It was late June 2018, a beautiful, warm, and sunny day. After getting home from work that afternoon, I had a little extra energy and decided to work on the little chicks’ run and mini coop. The six adult hens and cocky rooster enjoyed the show through the chicken wire between the two coops. I put lots of lovely, fluffy shaved pine bedding in the mini coop, then cleaned out the water bowl and filled it with fresh water.
Ahh, happy chickies! With a feeling of joyous accomplishment, I opened the door — uh, tried to open the door to get out, but it would not open. “Seriously?!” I exclaimed as I tried to open the door a second time. Nope. Nothing. Ordinarily, I would have my cellphone tucked into my waistband for just such emergencies (to which I seem to be awfully prone). This time, however, I had laid my phone on the outer window ledge on the big chickens’ coop so I couldn’t accidentally drop it in the muddy run. Smart, right? My phone was several feet away and out of my sight. Great! Hubby won’t be home for at least four more hours. Great!! No one inside the house would be able to hear me yelling. Great!!! I’m freaking stuck in here, and I’m going to die. I can see the news story: Woman trapped in a chicken coop for hours suffers severe dehydration and numerous deep, life-threatening wounds from vicious pecking chickens!

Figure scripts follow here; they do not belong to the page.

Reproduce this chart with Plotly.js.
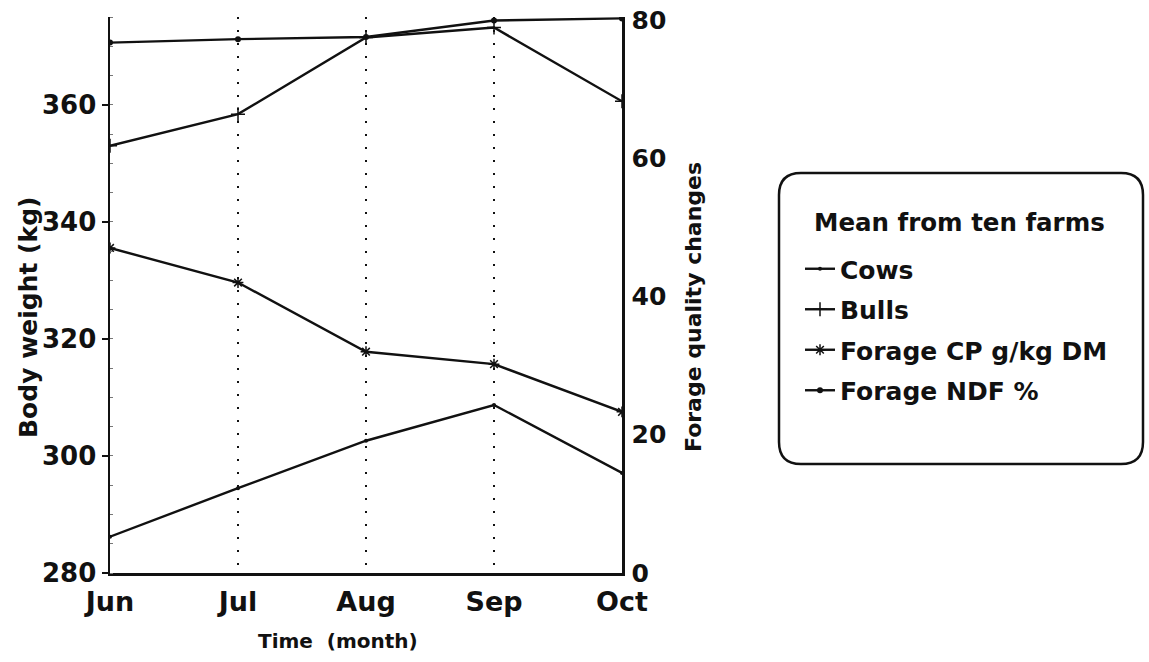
<!DOCTYPE html>
<html>
<head>
<meta charset="utf-8">
<script src="https://cdn.plot.ly/plotly-3.0.1.min.js"></script>
<style>html,body{margin:0;padding:0;background:#fff;}#chart{width:1149px;height:662px;}</style>
</head>
<body>
<div id="chart"></div>
<script>
const months = ["Jun", "Jul", "Aug", "Sep", "Oct"];
const cows = [286.2, 294.5, 302.6, 308.7, 297.1];
const bulls = [353.0, 358.4, 371.5, 373.2, 360.6];
const forageCP = [47.0, 42.0, 32.0, 30.2, 23.3];
const forageNDF = [76.7, 77.2, 77.5, 79.9, 80.2];
const leftTicks = [280, 300, 320, 340, 360];
const rightTicks = [0, 20, 40, 60, 80];

const F = "DejaVu Sans, Liberation Sans, Arial, sans-serif";
const lineStyle = {color: "#111", width: 2.4};

const traces = [
  {x: months, y: cows, name: "Cows", type: "scatter", mode: "lines+markers",
   line: lineStyle, marker: {symbol: "circle", size: 4, color: "#111"}, legendgroup: "a"},
  {x: months, y: bulls, name: "Bulls", type: "scatter", mode: "lines+markers",
   line: lineStyle, marker: {symbol: "cross-thin", size: 10, color: "#111", line: {width: 1.5, color: "#111"}}, legendgroup: "b"},
  {x: months, y: forageCP, name: "Forage CP g/kg DM", type: "scatter", mode: "lines+markers", yaxis: "y2",
   line: lineStyle, marker: {symbol: "asterisk", size: 9, color: "#111", line: {width: 1.5, color: "#111"}}, legendgroup: "c"},
  {x: months, y: forageNDF, name: "Forage NDF %", type: "scatter", mode: "lines+markers", yaxis: "y2",
   line: lineStyle, marker: {symbol: "circle", size: 6, color: "#111"}, legendgroup: "d"}
];

// paper helpers (plot area: x 110..622, y 17..573 px)
const L = 110, R = 622, T = 17, B = 573;
const px = v => (v - L) / (R - L);
const py = v => (B - v) / (B - T);
function roundedBox(x0, y0, x1, y1, r) {
  const p = [];
  p.push("M " + px(x0 + r) + " " + py(y0));
  p.push("L " + px(x1 - r) + " " + py(y0));
  p.push("Q " + px(x1) + " " + py(y0) + " " + px(x1) + " " + py(y0 + r));
  p.push("L " + px(x1) + " " + py(y1 - r));
  p.push("Q " + px(x1) + " " + py(y1) + " " + px(x1 - r) + " " + py(y1));
  p.push("L " + px(x0 + r) + " " + py(y1));
  p.push("Q " + px(x0) + " " + py(y1) + " " + px(x0) + " " + py(y1 - r));
  p.push("L " + px(x0) + " " + py(y0 + r));
  p.push("Q " + px(x0) + " " + py(y0) + " " + px(x0 + r) + " " + py(y0));
  p.push("Z");
  return p.join(" ");
}

const layout = {
  width: 1149, height: 662,
  margin: {l: L, r: 1149 - R, t: T, b: 662 - B, pad: 0},
  paper_bgcolor: "#fff", plot_bgcolor: "#fff",
  font: {family: F, color: "#111", weight: "bold"},
  showlegend: true,
  xaxis: {
    type: "category", categoryorder: "array", categoryarray: months,
    range: [0, 4], showline: true, linecolor: "#111", linewidth: 2.5,
    ticks: "", showgrid: true, gridcolor: "#111", griddash: "2px,11px", gridwidth: 2.5,
    zeroline: false, tickfont: {family: F, size: 27, weight: "bold", color: "#111"},
    ticklabelstandoff: 3
  },
  yaxis: {
    range: [280, 375], tickvals: leftTicks, showline: true, linecolor: "#111", linewidth: 2.5,
    ticks: "outside", ticklen: 6, tickwidth: 2, tickcolor: "#111",
    showgrid: false, zeroline: false,
    minor: {ticks: "inside", dtick: 5, ticklen: 3, tickwidth: 1, tickcolor: "#777", showgrid: false},
    tickfont: {family: F, size: 26, weight: "bold", color: "#111"}
  },
  yaxis2: {
    overlaying: "y", side: "right", range: [0, 80.4], tickvals: rightTicks,
    showline: true, linecolor: "#111", linewidth: 2.5, ticks: "", showgrid: false, zeroline: false,
    tickfont: {family: F, size: 25, weight: "bold", color: "#111"}, ticklabelstandoff: 2
  },
  legend: {
    x: px(800), y: py(246), xanchor: "left", yanchor: "top",
    bgcolor: "rgba(0,0,0,0)", borderwidth: 0,
    font: {family: F, size: 25, weight: "bold", color: "#111"},
    itemwidth: 30, tracegroupgap: 5, traceorder: "grouped"
  },
  annotations: [
    {text: "Mean from ten farms", xref: "paper", yref: "paper", x: px(812), y: py(222),
     xanchor: "left", yanchor: "middle", showarrow: false,
     font: {family: F, size: 24.5, weight: "bold", color: "#111"}},
    {text: "Time  (month)", xref: "paper", yref: "paper", x: px(338), y: py(641),
     xanchor: "center", yanchor: "middle",
     showarrow: false, font: {family: F, size: 20, weight: "bold", color: "#111"}},
    {text: "Body weight (kg)", xref: "paper", yref: "paper", x: px(28), y: py(318), textangle: -90,
     xanchor: "center", yanchor: "middle",
     showarrow: false, font: {family: F, size: 25, weight: "bold", color: "#111"}},
    {text: "Forage quality changes", xref: "paper", yref: "paper", x: px(693), y: py(307), textangle: -90,
     xanchor: "center", yanchor: "middle",
     showarrow: false, font: {family: F, size: 22, weight: "bold", color: "#111"}}
  ],
  shapes: [
    {type: "path", xref: "paper", yref: "paper", path: roundedBox(779, 173, 1143, 464, 22),
     line: {color: "#111", width: 2.5}, fillcolor: "rgba(0,0,0,0)"}
  ]
};

Plotly.newPlot("chart", traces, layout, {displayModeBar: false, staticPlot: true});
</script>
</body>
</html>
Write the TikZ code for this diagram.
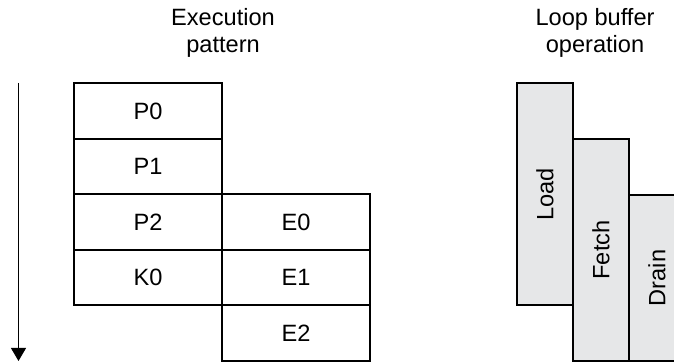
\documentclass[tikz,border=0pt]{standalone}
\usepackage{fontspec}
\setmainfont{Liberation Sans}
\usepackage{tikz}
\usetikzlibrary{arrows.meta,positioning}
\definecolor{bufgray}{RGB}{230,231,232}

\begin{document}
\begin{tikzpicture}[x=0.5pt,y=-0.5pt,
  font=\fontsize{11.8}{13.5}\selectfont,
  slot/.style={draw,line width=1pt,minimum width=74pt,minimum height=27.75pt,inner sep=0pt,align=center},
  phase/.style={draw,line width=1pt,fill=bufgray,minimum width=28pt,minimum height=111pt,inner sep=0pt},
  title/.style={align=center}]
\useasboundingbox (0,0) rectangle (674,362);
\clip (0,0) rectangle (674,362);
% execution pattern
\node[title] (exec) at (223,33) {Execution\\pattern};
\node[slot] (p0) at (148,111.25) {P0};
\node[slot] (p1) at (148,166.75) {P1};
\node[slot] (p2) at (148,222.25) {P2};
\node[slot] (k0) at (148,277.75) {K0};
\node[slot] (e0) at (296,222.25) {E0};
\node[slot] (e1) at (296,277.75) {E1};
\node[slot] (e2) at (296,333.25) {E2};
% time axis
\coordinate (tstart) at (18.5,83);
\coordinate (tend) at (18.5,361);
\draw[-{Triangle[width=7.5pt,length=6.5pt]},line width=0.5pt] (tstart) -- (tend);
% loop buffer operation
\node[title] (loop) at (595,33) {Loop buffer\\operation};
\node[phase] (load) at (545,194.5) {\rotatebox{90}{Load}};
\node[phase] (fetch) at (601,250) {\rotatebox{90}{Fetch}};
\node[phase,minimum height=83pt] (drain) at (657,278) {\rotatebox{90}{Drain}};
\end{tikzpicture}
\end{document}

I tell ya, it’s the modern-day version of that Alfred Hitchcock movie! You can’t make this stuff up, folks!
There I was — trapped — left with 16 young, inquisitive chickens and my own wits and resourcefulness to get myself out of this mess. Okay, we’re breaking out of this mother! The door to the run opens out into the yard, usually. I tried to pull it inside, against its normal flow, which got me nowhere. As luck would have it, the metal pipes I hammered into the ground to keep raccoons from digging under the fencing were now keeping ME from getting OUT. I’m sure the raccoons are having a good laugh right about now. Next, I pushed the door hard, in the right direction, hoping that whatever the SOB was catching on would be released. Of course, that didn’t work either. Okay, let’s try kicking the bottom of the door really hard. Yeah, that was futile. The next few minutes remain a blur to me as my panic from being trapped took over, and I basically beat the hell out of the door and bent the entire frame to the chicken run. However, to my surprise, my maniacal efforts paid off as I discovered a 6-inch gap through which I could possibly make my escape. I think I can. I think I can! I squeezed my body through the tiny and incredibly painful opening, effectively shaving inches off my hind-end and my breasts and finally got myself free! At that point, I had 23 birds standing there motionless, staring at me with a look that said, “What the cluck was her problem?”